When you write to TileDB with multiple processes, if your application is the one to be synchronizing the writes across machines, make sure that the machine clocks are synchronized as well. This is because TileDB sorts the fragments based on the timestamp in their names, which is calculated based on the machine clock.

Reading arrays at given timestamps

TileDB allows users to open an array for reads at a specific timestamp (this functionality is not applicable to writes). Opening an array at a timestamp effectively allows the user to view a particular snapshot of the array considering only writes that happened before or at the given timestamp (i.e., including only fragments created before or at the timestamp). This is useful for example in situations where multiple machines are reading from the same array (and potentially perform some collective task), and the user wants to make sure that all machines work on a common array snapshot.

The API is similar to that used for opening the array:

C++

// Create an array at a timestamp
Array array(ctx, array_name, TILEDB_READ, timestamp);
Array array(ctx, array_name, TILEDB_READ encryption_type, key, key_length, timestamp);

// Open an array at a timestamp
array.open(TILEDB_READ, timestamp);
array.open(TILEDB_READ, encryption_type, key, key_length, timestamp);

Note that timestamp here must represent time in milliseconds ellapsed since 1970-01-01 00:00:00 +0000 (UTC).

Note

Similar to the case of writes, when you open the array for reads at a timestamp with multiple worker nodes, make sure that the machine clocks are synchronized.

On key-value stores

Recall that a key-value store is implemented as a sparse array.
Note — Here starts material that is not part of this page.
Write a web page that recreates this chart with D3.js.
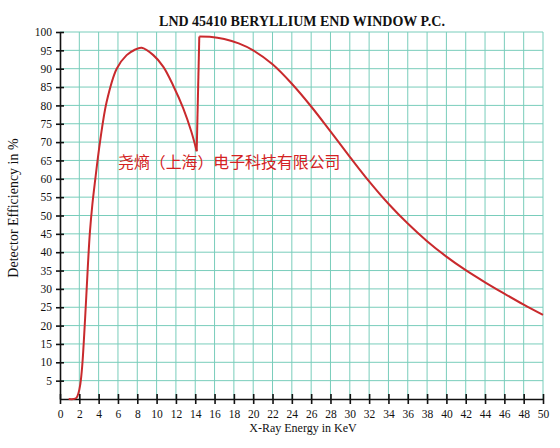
<!DOCTYPE html>
<html>
<head>
<meta charset="utf-8">
<script src="https://cdn.jsdelivr.net/npm/d3@7"></script>
<style>
  body { margin: 0; background: #fff; }
  svg { width: 560px; height: 448px; display: block; }
</style>
</head>
<body>
<svg></svg>
<script>
// кривая до K-скачка (энергия в КэВ, эффективность в %)
const energyLow = [0.9, 1.4, 1.7, 1.9, 2.1, 2.3, 2.6, 2.9, 3.1, 3.35, 3.62, 4.14, 4.83, 5.87, 6.9, 7.7, 8.45, 9.66, 10.7, 11.7, 12.76, 13.6, 14.15];
const effLow    = [0,   0,   0.3, 1.5, 4,   9,   22,  37,  45.6, 53, 59.2, 70,  81,   90,   93.7, 95.1, 95.7, 93.7, 90.5, 85.5, 79.2, 72.8, 67.5];

// кривая после скачка
const energyHigh = [14.42, 15.5, 17, 18.5, 20, 22, 24, 26, 28, 30, 32, 34, 36, 38, 40, 42, 44, 46, 48, 50];
const effHigh    = [98.8, 98.7, 98.1, 96.9, 95, 91.2, 85.9, 79.7, 72.9, 66, 59.3, 53.2, 47.8, 43, 38.8, 35.1, 31.8, 28.7, 25.7, 22.9];

// подписи осей
const xTicks = d3.range(0, 51, 2);
const yTicks = d3.range(0, 101, 5);

const titleText = "LND 45410 BERYLLIUM END WINDOW P.C.";
const xLabel = "X-Ray Energy in KeV";
const yLabel = "Detector Efficiency in %";
const stampText = "尧熵（上海）电子科技有限公司";

function drawChart() {
    const svg = d3.select("svg");
    svg.selectAll('*').remove();

    const attr_area = {
        left: 60,
        right: 543,
        top: 32,
        bottom: 399
    };

    const scaleX = d3.scaleLinear()
                    .domain([0, 50])
                    .range([attr_area.left, attr_area.right]);

    const scaleY = d3.scaleLinear()
                    .domain([0, 100])
                    .range([attr_area.bottom, attr_area.top]);

    // сетка
    const grid = svg.append("g");
    grid.selectAll(".vgrid")
        .data(xTicks.slice(1))
        .enter()
        .append("line")
        .attr("x1", d => scaleX(d))
        .attr("x2", d => scaleX(d))
        .attr("y1", attr_area.top)
        .attr("y2", attr_area.bottom)
        .style("stroke", "#79cdbb")
        .style("stroke-width", 1);

    grid.selectAll(".hgrid")
        .data(yTicks.slice(1))
        .enter()
        .append("line")
        .attr("x1", attr_area.left)
        .attr("x2", attr_area.right)
        .attr("y1", d => scaleY(d))
        .attr("y2", d => scaleY(d))
        .style("stroke", "#79cdbb")
        .style("stroke-width", 1);

    // оси (засечки по обе стороны линии)
    const axisX = d3.axisBottom(scaleX)
                    .tickValues(xTicks)
                    .tickSizeInner(5)
                    .tickSizeOuter(0)
                    .tickPadding(6);
    const gX = svg.append("g")
        .attr("transform", `translate(0, ${attr_area.bottom})`)
        .call(axisX);
    gX.selectAll(".tick line").attr("y1", -5);

    const axisY = d3.axisLeft(scaleY)
                    .tickValues(yTicks.slice(1))
                    .tickSizeInner(4)
                    .tickSizeOuter(0)
                    .tickPadding(4);
    const gY = svg.append("g")
        .attr("transform", `translate(${attr_area.left}, 0)`)
        .call(axisY);
    gY.selectAll(".tick line").attr("x1", 4);

    svg.selectAll(".domain, .tick line")
        .style("stroke", "#111")
        .style("stroke-width", 1.6);
    svg.selectAll(".tick text")
        .style("font-family", "'Liberation Serif', serif")
        .style("font-size", "11.5px")
        .style("fill", "#111");

    // кривая эффективности
    const curve = d3.line()
        .x(d => scaleX(d[0]))
        .y(d => scaleY(d[1]))
        .curve(d3.curveCatmullRom.alpha(0.5));

    const straight = d3.line()
        .x(d => scaleX(d[0]))
        .y(d => scaleY(d[1]));

    const low = energyLow.map((e, i) => [e, effLow[i]]);
    const high = energyHigh.map((e, i) => [e, effHigh[i]]);

    const drawLine = (pts, gen) => {
        svg.append("path")
           .datum(pts)
           .attr("d", gen)
           .style("fill", "none")
           .style("stroke", "#c92a2d")
           .style("stroke-width", 2)
           .style("stroke-linejoin", "round");
    };
    drawLine(low, curve);
    drawLine([low[low.length - 1], high[0]], straight);
    drawLine(high, curve);

    // подписи
    svg.append("text")
        .attr("x", 302)
        .attr("y", 26)
        .attr("text-anchor", "middle")
        .style("font-family", "'Liberation Serif', serif")
        .style("font-size", "14px")
        .style("font-weight", "bold")
        .style("fill", "#111")
        .text(titleText);

    svg.append("text")
        .attr("x", 303)
        .attr("y", 432)
        .attr("text-anchor", "middle")
        .style("font-family", "'Liberation Serif', serif")
        .style("font-size", "12px")
        .style("fill", "#111")
        .text(xLabel);

    svg.append("text")
        .attr("transform", "translate(18, 208) rotate(-90)")
        .attr("text-anchor", "middle")
        .style("font-family", "'Liberation Serif', serif")
        .style("font-size", "14px")
        .style("fill", "#111")
        .text(yLabel);

    svg.append("text")
        .attr("x", 118)
        .attr("y", 168)
        .style("font-family", "'Noto Sans CJK SC', sans-serif")
        .style("font-size", "15.9px")
        .style("fill", "#d32222")
        .text(stampText);
}

drawChart();
</script>
</body>
</html>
Therefore, everything we covered in this tutorial on concurrency and consistency directly applies to key-value stores as well. What you need to remember is that the key-value writes (and creates a new fragment) when it flushes.

The key-value store has an additional feature as compared to arrays: you can both read and write to the same key-value object. This is still experimental and should be used with caution. What complicates things here is flushing. If you write items to a key-value store, you will also be able to read them form that object until before a flush. After the buffered items are flushed, you need to reopen it (as explained above for arrays) in order for these items to become visible again.

In general, for simplicity, we suggest you use the key-value store objects as you do with array objects, i.e., separate reads and writes to different key-value store objects. Then you can safely perform reads and writes concurrently similarly to arrays (always having the consistency issues we discussed above in mind).